- **Required task**
Don't include pictures. Quote the lines below from the first through the line that contains "90, 95, 100]".

>>>

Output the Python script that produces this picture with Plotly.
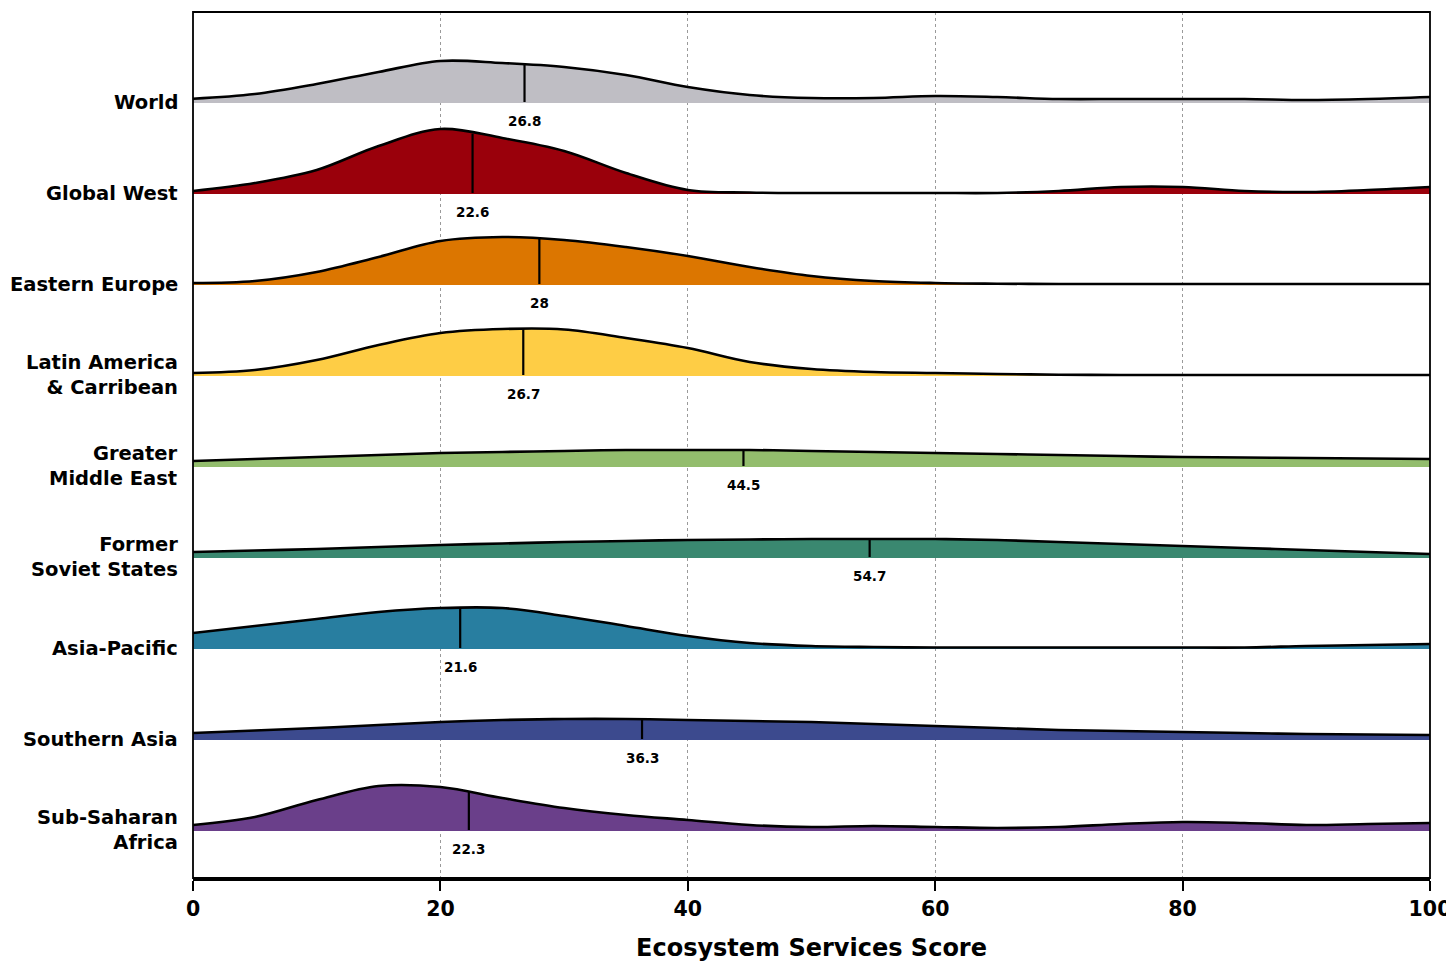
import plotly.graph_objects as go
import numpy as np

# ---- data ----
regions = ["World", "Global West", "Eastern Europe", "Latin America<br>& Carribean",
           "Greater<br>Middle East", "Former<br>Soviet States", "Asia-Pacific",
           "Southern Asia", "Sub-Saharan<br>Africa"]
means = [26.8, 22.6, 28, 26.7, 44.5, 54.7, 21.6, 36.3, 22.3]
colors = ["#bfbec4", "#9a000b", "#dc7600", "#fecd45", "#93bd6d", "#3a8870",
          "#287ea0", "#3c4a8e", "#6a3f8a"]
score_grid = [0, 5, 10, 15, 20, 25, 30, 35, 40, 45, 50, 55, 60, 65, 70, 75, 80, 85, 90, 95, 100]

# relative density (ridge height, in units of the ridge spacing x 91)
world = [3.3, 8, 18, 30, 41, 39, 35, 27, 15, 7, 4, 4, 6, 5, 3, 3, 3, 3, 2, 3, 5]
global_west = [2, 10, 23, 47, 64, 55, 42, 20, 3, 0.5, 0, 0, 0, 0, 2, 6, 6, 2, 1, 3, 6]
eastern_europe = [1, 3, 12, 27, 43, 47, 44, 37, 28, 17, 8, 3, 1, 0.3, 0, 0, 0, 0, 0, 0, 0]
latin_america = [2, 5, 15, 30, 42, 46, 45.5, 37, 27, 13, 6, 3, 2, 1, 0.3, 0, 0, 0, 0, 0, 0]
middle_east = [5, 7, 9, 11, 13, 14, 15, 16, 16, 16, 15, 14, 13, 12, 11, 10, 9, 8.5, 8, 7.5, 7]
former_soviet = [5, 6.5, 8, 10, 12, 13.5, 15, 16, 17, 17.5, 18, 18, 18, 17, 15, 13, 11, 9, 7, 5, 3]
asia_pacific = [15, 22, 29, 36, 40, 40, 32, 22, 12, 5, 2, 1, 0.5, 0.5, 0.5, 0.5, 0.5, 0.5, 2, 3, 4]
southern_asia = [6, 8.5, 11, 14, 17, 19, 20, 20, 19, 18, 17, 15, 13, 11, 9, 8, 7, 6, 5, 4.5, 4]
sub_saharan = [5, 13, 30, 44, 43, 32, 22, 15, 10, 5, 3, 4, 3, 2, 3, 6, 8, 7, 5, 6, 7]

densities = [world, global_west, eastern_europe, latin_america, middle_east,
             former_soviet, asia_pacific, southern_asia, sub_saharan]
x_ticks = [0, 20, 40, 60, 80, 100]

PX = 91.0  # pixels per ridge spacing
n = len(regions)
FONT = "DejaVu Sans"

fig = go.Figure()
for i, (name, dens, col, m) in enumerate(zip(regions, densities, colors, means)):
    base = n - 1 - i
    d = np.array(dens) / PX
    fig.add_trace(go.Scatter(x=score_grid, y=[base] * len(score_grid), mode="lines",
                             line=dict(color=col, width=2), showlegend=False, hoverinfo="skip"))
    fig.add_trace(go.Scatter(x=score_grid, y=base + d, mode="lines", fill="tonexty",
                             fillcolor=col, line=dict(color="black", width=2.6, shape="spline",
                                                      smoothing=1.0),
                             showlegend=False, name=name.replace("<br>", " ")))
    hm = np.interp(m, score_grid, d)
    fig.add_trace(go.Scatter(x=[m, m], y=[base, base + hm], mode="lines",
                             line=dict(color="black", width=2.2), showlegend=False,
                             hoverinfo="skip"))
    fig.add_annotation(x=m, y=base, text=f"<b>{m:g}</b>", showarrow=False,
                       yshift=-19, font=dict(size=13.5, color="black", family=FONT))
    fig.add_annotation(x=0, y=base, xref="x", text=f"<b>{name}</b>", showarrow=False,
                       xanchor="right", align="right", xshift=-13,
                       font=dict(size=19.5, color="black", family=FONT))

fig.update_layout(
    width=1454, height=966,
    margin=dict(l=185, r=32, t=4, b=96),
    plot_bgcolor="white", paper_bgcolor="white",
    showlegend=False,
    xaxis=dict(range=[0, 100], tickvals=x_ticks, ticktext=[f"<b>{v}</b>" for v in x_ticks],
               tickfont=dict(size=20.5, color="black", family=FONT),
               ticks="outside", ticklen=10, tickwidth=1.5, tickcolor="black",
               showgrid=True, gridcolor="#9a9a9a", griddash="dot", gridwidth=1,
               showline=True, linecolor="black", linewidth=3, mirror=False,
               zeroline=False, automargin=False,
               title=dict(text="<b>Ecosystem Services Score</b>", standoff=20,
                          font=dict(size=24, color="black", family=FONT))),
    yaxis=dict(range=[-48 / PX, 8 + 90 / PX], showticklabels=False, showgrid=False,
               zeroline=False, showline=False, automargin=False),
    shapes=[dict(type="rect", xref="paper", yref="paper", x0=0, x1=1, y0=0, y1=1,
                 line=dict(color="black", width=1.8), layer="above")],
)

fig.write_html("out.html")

<<<

- **Task response**
Output the Python script that produces this picture with Plotly.
import plotly.graph_objects as go
import numpy as np

# ---- data ----
regions = ["World", "Global West", "Eastern Europe", "Latin America<br>& Carribean",
           "Greater<br>Middle East", "Former<br>Soviet States", "Asia-Pacific",
           "Southern Asia", "Sub-Saharan<br>Africa"]
means = [26.8, 22.6, 28, 26.7, 44.5, 54.7, 21.6, 36.3, 22.3]
colors = ["#bfbec4", "#9a000b", "#dc7600", "#fecd45", "#93bd6d", "#3a8870",
          "#287ea0", "#3c4a8e", "#6a3f8a"]
score_grid = [0, 5, 10, 15, 20, 25, 30, 35, 40, 45, 50, 55, 60, 65, 70, 75, 80, 85, 90, 95, 100]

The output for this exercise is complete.